David Maldwyn James, rugby player and mining engineer: born Cilfynydd, Glamorgan 28 June 1913; married (one daughter); died Aberdare, Rhondda Cynon Taff 19 July 2003.

In 1947 Maldwyn James became one of the oldest rugby players to have made a début for Wales, when he was 34 years and five months old. Although neither having been born, nor lived, in Cardiff, it was there that he played his rugby, on the Arms Park ground, for the famous Blue and Blacks.

Playing for his country was a great honour, but it was the Cardiff match against the Kiwis, alias the 2nd New Zealand Expeditionary Forces, on Boxing Day 1945, that would forever live in his memory. Almost all the tourists, who had just seen action from North Africa to Europe in the Second World War, were soon to be capped. They were a brilliant, exciting team, who arrived at the match with an unbeaten record, just as the home side did.

A German landmine had restricted access to fans on the west terrace, but those present saw a thrilling encounter of rugby football at its best. The Kiwis led by a try (then three points) to nil when, nearing the final whistle, Cardiff gained a penalty close to the posts.

The skipper, Jack Matthews, himself an international and later a Lion, recalled: "Though a hooker, Maldwyn was our kicker that season and I gave him the shot, but unfortunately he missed badly. We were never worried by it, but he was most upset, as our record had gone."

However, two years later, he hooked in one of the greatest-ever Cardiff sides that defeated Australia by 11-3, thus earning selection for his Test début against Wallabies.

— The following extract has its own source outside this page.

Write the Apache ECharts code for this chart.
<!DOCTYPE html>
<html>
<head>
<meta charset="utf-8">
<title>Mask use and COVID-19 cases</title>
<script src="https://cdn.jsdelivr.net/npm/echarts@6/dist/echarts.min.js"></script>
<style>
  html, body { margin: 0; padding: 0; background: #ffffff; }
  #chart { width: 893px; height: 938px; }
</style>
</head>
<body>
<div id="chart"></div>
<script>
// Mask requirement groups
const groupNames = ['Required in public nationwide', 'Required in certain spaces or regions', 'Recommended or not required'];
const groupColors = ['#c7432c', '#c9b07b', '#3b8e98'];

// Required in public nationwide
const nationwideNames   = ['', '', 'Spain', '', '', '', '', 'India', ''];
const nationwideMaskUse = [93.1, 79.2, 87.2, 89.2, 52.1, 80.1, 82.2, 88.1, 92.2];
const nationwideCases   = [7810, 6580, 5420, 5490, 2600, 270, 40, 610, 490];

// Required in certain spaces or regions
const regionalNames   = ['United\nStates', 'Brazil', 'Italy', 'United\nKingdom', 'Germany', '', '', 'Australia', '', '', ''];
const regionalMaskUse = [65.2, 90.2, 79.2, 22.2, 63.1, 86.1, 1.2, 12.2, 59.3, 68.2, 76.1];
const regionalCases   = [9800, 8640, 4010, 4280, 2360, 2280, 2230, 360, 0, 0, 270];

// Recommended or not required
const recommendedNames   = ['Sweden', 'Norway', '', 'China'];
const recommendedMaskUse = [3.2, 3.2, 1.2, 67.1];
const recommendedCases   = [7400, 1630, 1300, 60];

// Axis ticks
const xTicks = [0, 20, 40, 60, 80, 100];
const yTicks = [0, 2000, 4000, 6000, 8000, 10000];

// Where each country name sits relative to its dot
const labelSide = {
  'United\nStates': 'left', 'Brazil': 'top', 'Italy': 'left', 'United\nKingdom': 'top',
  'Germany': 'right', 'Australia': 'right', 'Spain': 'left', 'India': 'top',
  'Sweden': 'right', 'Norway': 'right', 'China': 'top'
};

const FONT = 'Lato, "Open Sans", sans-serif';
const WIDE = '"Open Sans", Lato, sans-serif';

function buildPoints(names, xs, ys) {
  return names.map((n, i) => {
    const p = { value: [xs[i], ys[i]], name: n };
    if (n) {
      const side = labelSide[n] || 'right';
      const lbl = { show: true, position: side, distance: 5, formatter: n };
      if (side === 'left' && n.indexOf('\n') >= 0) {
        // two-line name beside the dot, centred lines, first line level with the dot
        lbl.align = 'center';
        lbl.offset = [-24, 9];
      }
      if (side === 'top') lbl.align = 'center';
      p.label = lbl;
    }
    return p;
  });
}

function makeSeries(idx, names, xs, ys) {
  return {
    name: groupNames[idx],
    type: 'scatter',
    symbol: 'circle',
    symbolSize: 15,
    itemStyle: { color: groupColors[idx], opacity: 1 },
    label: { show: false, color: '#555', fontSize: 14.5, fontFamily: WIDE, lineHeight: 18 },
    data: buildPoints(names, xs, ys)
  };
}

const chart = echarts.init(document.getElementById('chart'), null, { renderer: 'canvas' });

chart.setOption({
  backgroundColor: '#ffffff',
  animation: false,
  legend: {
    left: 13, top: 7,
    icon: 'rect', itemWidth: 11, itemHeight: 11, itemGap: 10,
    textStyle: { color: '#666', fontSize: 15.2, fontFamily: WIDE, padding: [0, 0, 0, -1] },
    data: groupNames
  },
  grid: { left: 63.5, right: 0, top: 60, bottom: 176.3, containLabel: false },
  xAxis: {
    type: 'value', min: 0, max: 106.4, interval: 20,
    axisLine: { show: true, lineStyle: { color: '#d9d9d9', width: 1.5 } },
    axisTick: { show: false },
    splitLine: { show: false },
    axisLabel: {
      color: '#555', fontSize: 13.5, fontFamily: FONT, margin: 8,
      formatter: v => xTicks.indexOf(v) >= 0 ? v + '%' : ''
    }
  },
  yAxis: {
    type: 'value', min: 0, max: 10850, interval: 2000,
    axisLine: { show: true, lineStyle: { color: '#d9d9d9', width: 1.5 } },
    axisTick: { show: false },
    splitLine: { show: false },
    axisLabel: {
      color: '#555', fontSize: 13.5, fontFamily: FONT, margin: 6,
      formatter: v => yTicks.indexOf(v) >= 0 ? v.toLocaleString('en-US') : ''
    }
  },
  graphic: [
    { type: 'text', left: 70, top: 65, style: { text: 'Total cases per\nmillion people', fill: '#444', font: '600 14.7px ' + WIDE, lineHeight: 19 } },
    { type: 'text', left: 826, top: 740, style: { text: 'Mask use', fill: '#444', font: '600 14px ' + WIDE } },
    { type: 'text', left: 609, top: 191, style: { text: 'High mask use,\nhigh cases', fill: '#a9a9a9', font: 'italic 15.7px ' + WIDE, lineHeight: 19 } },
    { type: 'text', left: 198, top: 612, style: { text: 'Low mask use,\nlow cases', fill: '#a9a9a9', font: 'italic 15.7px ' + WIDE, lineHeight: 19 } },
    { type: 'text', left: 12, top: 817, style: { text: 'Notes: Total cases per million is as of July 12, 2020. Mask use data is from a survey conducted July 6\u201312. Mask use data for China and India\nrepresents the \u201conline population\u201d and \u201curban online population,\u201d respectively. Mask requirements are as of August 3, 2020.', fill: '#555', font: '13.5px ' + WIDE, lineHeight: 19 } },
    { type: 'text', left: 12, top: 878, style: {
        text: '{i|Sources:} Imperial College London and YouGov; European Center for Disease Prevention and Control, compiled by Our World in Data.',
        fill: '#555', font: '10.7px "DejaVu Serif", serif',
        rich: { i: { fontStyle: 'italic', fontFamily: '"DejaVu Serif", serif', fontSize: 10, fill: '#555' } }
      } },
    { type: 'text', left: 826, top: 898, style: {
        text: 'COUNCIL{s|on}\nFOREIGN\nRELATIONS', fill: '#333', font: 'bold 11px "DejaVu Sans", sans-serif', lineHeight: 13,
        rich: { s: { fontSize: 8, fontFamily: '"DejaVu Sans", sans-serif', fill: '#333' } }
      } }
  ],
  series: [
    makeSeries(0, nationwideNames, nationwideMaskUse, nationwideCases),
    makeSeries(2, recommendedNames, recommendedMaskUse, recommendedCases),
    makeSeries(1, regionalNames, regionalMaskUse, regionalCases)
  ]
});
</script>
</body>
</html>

He went on to play against England, Scotland, Ireland and France in 1948. The Ireland and Lions hooker and captain Karl Mullen was often heard to shout: "Keep your hands down, James." The wily Welshman was stooping to win scrummages with his hands rather than his feet on occasions.

James played first in his home village at Cilfynydd, Glamorgan, while attending Pontypridd Grammar School and in 1937-38 he was selected for a Wales trial, but a serious injury to his right foot kept him out of the game from 1939 to 1941.

He played for Wales in four Victory internationals and in 1945-46 joined Cardiff, contributing 145 points during the season. An engineer, then manager, at the Albion Colliery in Cilfynydd, he was a president and then life member of his beloved Cilfynydd RFC and was the oldest living former player, who was to be invited to the club's centenary season this September. He also served on the Cardiff committee, eventually as chairman.